[start Dataset extract]

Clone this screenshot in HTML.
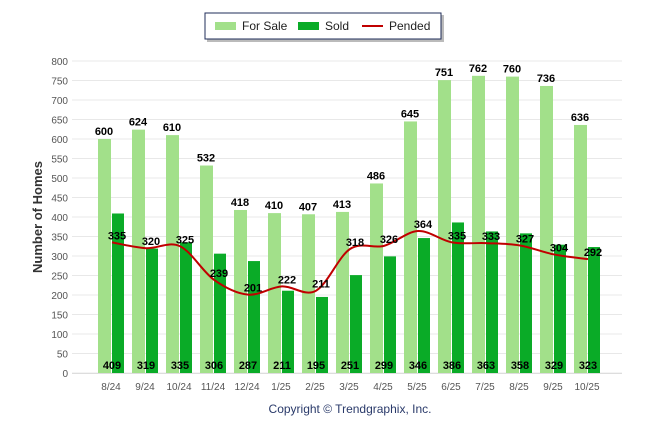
<!DOCTYPE html>
<html><head><meta charset="utf-8"><style>
body{margin:0;background:#fff;font-family:"Liberation Sans",sans-serif}
svg text{font-family:"Liberation Sans",sans-serif}
</style></head><body>
<svg id="c" width="646" height="434">
<g id="grid"></g><g id="bars"></g><g id="line"></g><g id="labels"></g>
<g>
<rect x="207" y="15" width="237" height="27" fill="#bbb"/>
<rect x="205" y="13" width="236" height="26" fill="#fff" stroke="#1f2d5a" stroke-width="1"/>
<rect x="215" y="22" width="21" height="8" fill="#a2e08a"/>
<text x="242" y="30" font-size="12" fill="#222">For Sale</text>
<rect x="298" y="22" width="21" height="8" fill="#0aab27"/>
<text x="325" y="30" font-size="12" fill="#222">Sold</text>
<line x1="362" y1="26" x2="383" y2="26" stroke="#c00000" stroke-width="2"/>
<text x="389" y="30" font-size="12" fill="#222">Pended</text>
</g>
<text transform="translate(42,217) rotate(-90)" text-anchor="middle" font-size="13" font-weight="bold" fill="#333">Number of Homes</text>
<text x="350" y="413" text-anchor="middle" font-size="12" fill="#2a3a6a">Copyright © Trendgraphix, Inc.</text>
</svg>
<script>
const categories=["8/24","9/24","10/24","11/24","12/24","1/25","2/25","3/25","4/25","5/25","6/25","7/25","8/25","9/25","10/25"];
const forSale=[600,624,610,532,418,410,407,413,486,645,751,762,760,736,636];
const sold=[409,319,335,306,287,211,195,251,299,346,386,363,358,329,323];
const pended=[335,320,325,239,201,222,211,318,326,364,335,333,327,304,292];
const yTicks=[0,50,100,150,200,250,300,350,400,450,500,550,600,650,700,750,800];
const NS="http://www.w3.org/2000/svg";
const y=v=>373-v*0.39;
const x=i=>111+i*34;
function mk(tag,attrs,parent,txt){const e=document.createElementNS(NS,tag);for(const k in attrs)e.setAttribute(k,attrs[k]);if(txt!==undefined)e.textContent=txt;document.getElementById(parent).appendChild(e);return e;}
yTicks.forEach(t=>{
 let l=mk('line',{x1:72,x2:622,y1:y(t),y2:y(t),stroke:'#e8e8e8'},'grid');
 
 
 let tx=mk('text',{x:68,y:y(t)+4,'text-anchor':'end','font-size':10,fill:'#555'},'grid',t);
 
 
});
let ax=mk('line',{x1:72,x2:622,y1:373.5,y2:373.5,stroke:'#ddd'},'grid');


categories.forEach((c,i)=>{
 let t=mk('text',{x:x(i),y:390,'text-anchor':'middle','font-size':10,fill:'#555'},'grid',c);
 
 
 let b1=mk('rect',{x:x(i)-13,y:y(forSale[i]),width:13,height:373-y(forSale[i]),fill:'#a2e08a'},'bars');
 
 
 let b2=mk('rect',{x:x(i)+1,y:y(sold[i]),width:12,height:373-y(sold[i]),fill:'#0aab27'},'bars');
 
 
 let l1=mk('text',{x:x(i)-7,y:y(forSale[i])-4,'text-anchor':'middle','font-size':11,'font-weight':'bold',fill:'#000'},'labels',forSale[i]);
 
 
 let l2=mk('text',{x:x(i)+1,y:369,'text-anchor':'middle','font-size':11,'font-weight':'bold',fill:'#000'},'labels',sold[i]);
 
 
 let l3=mk('text',{x:x(i)+6,y:y(pended[i])-3,'text-anchor':'middle','font-size':11,'font-weight':'bold',fill:'#000'},'labels',pended[i]);
 
 
});
const pts=pended.map((v,i)=>[x(i)+1,y(v)]);
let d=`M${pts[0][0]},${pts[0][1]}`;
for(let i=0;i<pts.length-1;i++){
 const p0=pts[Math.max(0,i-1)],p1=pts[i],p2=pts[i+1],p3=pts[Math.min(pts.length-1,i+2)];
 const c1=[p1[0]+(p2[0]-p0[0])/6,p1[1]+(p2[1]-p0[1])/6],c2=[p2[0]-(p3[0]-p1[0])/6,p2[1]-(p3[1]-p1[1])/6];
 d+=` C${c1[0]},${c1[1]} ${c2[0]},${c2[1]} ${p2[0]},${p2[1]}`;
}
let pl=mk('path',{d:d,fill:'none',stroke:'#c00000','stroke-width':2},'line');


</script>
</body></html>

[end Dataset extract]

**Your goal:** Without the pictures, write out all of the material exactly.

**Solution below:**
Clone this screenshot in HTML.
<!DOCTYPE html>
<html><head><meta charset="utf-8"><style>
body{margin:0;background:#fff;font-family:"Liberation Sans",sans-serif}
svg text{font-family:"Liberation Sans",sans-serif}
</style></head><body>
<svg id="c" width="646" height="434">
<g id="grid"></g><g id="bars"></g><g id="line"></g><g id="labels"></g>
<g>
<rect x="207" y="15" width="237" height="27" fill="#bbb"/>
<rect x="205" y="13" width="236" height="26" fill="#fff" stroke="#1f2d5a" stroke-width="1"/>
<rect x="215" y="22" width="21" height="8" fill="#a2e08a"/>
<text x="242" y="30" font-size="12" fill="#222">For Sale</text>
<rect x="298" y="22" width="21" height="8" fill="#0aab27"/>
<text x="325" y="30" font-size="12" fill="#222">Sold</text>
<line x1="362" y1="26" x2="383" y2="26" stroke="#c00000" stroke-width="2"/>
<text x="389" y="30" font-size="12" fill="#222">Pended</text>
</g>
<text transform="translate(42,217) rotate(-90)" text-anchor="middle" font-size="13" font-weight="bold" fill="#333">Number of Homes</text>
<text x="350" y="413" text-anchor="middle" font-size="12" fill="#2a3a6a">Copyright © Trendgraphix, Inc.</text>
</svg>
<script>
const categories=["8/24","9/24","10/24","11/24","12/24","1/25","2/25","3/25","4/25","5/25","6/25","7/25","8/25","9/25","10/25"];
const forSale=[600,624,610,532,418,410,407,413,486,645,751,762,760,736,636];
const sold=[409,319,335,306,287,211,195,251,299,346,386,363,358,329,323];
const pended=[335,320,325,239,201,222,211,318,326,364,335,333,327,304,292];
const yTicks=[0,50,100,150,200,250,300,350,400,450,500,550,600,650,700,750,800];
const NS="http://www.w3.org/2000/svg";
const y=v=>373-v*0.39;
const x=i=>111+i*34;
function mk(tag,attrs,parent,txt){const e=document.createElementNS(NS,tag);for(const k in attrs)e.setAttribute(k,attrs[k]);if(txt!==undefined)e.textContent=txt;document.getElementById(parent).appendChild(e);return e;}
yTicks.forEach(t=>{
 let l=mk('line',{x1:72,x2:622,y1:y(t),y2:y(t),stroke:'#e8e8e8'},'grid');
 
 
 let tx=mk('text',{x:68,y:y(t)+4,'text-anchor':'end','font-size':10,fill:'#555'},'grid',t);
 
 
});
let ax=mk('line',{x1:72,x2:622,y1:373.5,y2:373.5,stroke:'#ddd'},'grid');


categories.forEach((c,i)=>{
 let t=mk('text',{x:x(i),y:390,'text-anchor':'middle','font-size':10,fill:'#555'},'grid',c);
 
 
 let b1=mk('rect',{x:x(i)-13,y:y(forSale[i]),width:13,height:373-y(forSale[i]),fill:'#a2e08a'},'bars');
 
 
 let b2=mk('rect',{x:x(i)+1,y:y(sold[i]),width:12,height:373-y(sold[i]),fill:'#0aab27'},'bars');
 
 
 let l1=mk('text',{x:x(i)-7,y:y(forSale[i])-4,'text-anchor':'middle','font-size':11,'font-weight':'bold',fill:'#000'},'labels',forSale[i]);
 
 
 let l2=mk('text',{x:x(i)+1,y:369,'text-anchor':'middle','font-size':11,'font-weight':'bold',fill:'#000'},'labels',sold[i]);
 
 
 let l3=mk('text',{x:x(i)+6,y:y(pended[i])-3,'text-anchor':'middle','font-size':11,'font-weight':'bold',fill:'#000'},'labels',pended[i]);
 
 
});
const pts=pended.map((v,i)=>[x(i)+1,y(v)]);
let d=`M${pts[0][0]},${pts[0][1]}`;
for(let i=0;i<pts.length-1;i++){
 const p0=pts[Math.max(0,i-1)],p1=pts[i],p2=pts[i+1],p3=pts[Math.min(pts.length-1,i+2)];
 const c1=[p1[0]+(p2[0]-p0[0])/6,p1[1]+(p2[1]-p0[1])/6],c2=[p2[0]-(p3[0]-p1[0])/6,p2[1]-(p3[1]-p1[1])/6];
 d+=` C${c1[0]},${c1[1]} ${c2[0]},${c2[1]} ${p2[0]},${p2[1]}`;
}
let pl=mk('path',{d:d,fill:'none',stroke:'#c00000','stroke-width':2},'line');


</script>
</body></html>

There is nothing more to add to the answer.